Comment dès lors prétendre que des fidèles catholiques pourraient légitimement aller se confesser auprès de prêtres acatholiques (par exemple orthodoxes), mais non auprès des prêtres de la FSSPX ?
Conclusion
Ces cas prévus par le droit de l’Église permettent de conclure avec la certitude suffisante que l’Église, lorsque le salut des âmes le demande, supplée la juridiction pour les prêtres qui en seraient dépourvus. C’est donc la nécessité des fidèles qui fonde la juridiction de suppléance. Cette juridiction est davantage de type personnel que territorial. Elle n’est pas habituelle mais s’exerce “per modum actus”, ce qui signifie que le prêtre ne la possède pas en permanence, mais seulement lorsqu’un fidèle veut se confesser.
Mgr Lefebvre écrivait aux membres de l’institut qu’il a fondé : « Tandis que le pouvoir d’ordre est inamissible, le pouvoir de juridiction est conféré par la mission canonique. N’ayant pas de mission canonique nous n’avons pas de juridiction par le fait d’une mission, mais l’Église, par le droit, nous accorde la juridiction, eu égard au devoir qu’ont les fidèles de se sanctifier par la grâce des sacrements, qu’ils recevraient difficilement ou douteusement s’ils ne la recevaient pas de nous. Nous recevons donc juridiction au cas par cas pour venir au secours d’âmes en détresse. (…) Pour la pénitence, c’est le pénitent, se trouvant dans de réelles difficultés pour recevoir la grâce de ce sacrement, qui provoque l’obligation pour le prêtre dénué de juridiction d’entendre la confession. Celui-ci reçoit par le fait même la juridiction par le droit qui prévoit ces circonstances » .

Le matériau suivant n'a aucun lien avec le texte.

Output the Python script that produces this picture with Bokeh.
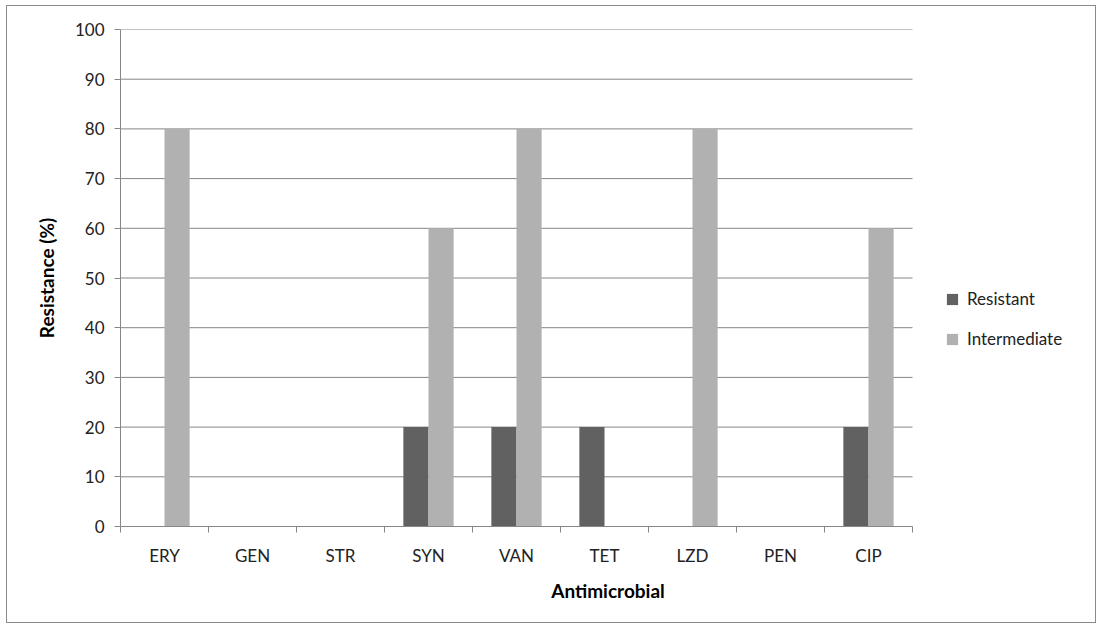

Ces lignes s’harmonisent parfaitement avec ce qu’écrit saint Thomas d’Aquin : « Tout prêtre, pour ce qui est du pouvoir des clés, a puissance sur tous les fidèles et quant à tous les péchés sans distinction. S’il ne peut pas absoudre tous les péchés, c’est parce que, de par une loi de l’Église, il n’a qu’une juridiction limitée ou n’en a pas du tout. Mais comme “la nécessité n’a pas de loi”, si le cas de nécessité se présente, la loi de l’Église n’empêche pas que le prêtre absolve même sacramentellement, dès lors qu’il a la puissance des clés, et cette absolution du prêtre étranger vaut autant que celle du propre prêtre. Et non seulement tout prêtre peut alors absoudre du péché, mais il peut absoudre aussi de l’excommunication, quel que soit celui qui l’a portée, car cette absolution relève aussi de la juridiction dont la limite vient d’une loi ecclésiastique » .
Si un objectant admet que notre argumentation est sérieuse, mais qu’un doute subsiste, alors nous répondons qu’en cas de doute positif et probable, l’Église supplée la juridiction. La validité des absolutions données par les prêtres fidèles à la Tradition est donc certaine, même sans la faveur accordée par le pape François en 2016.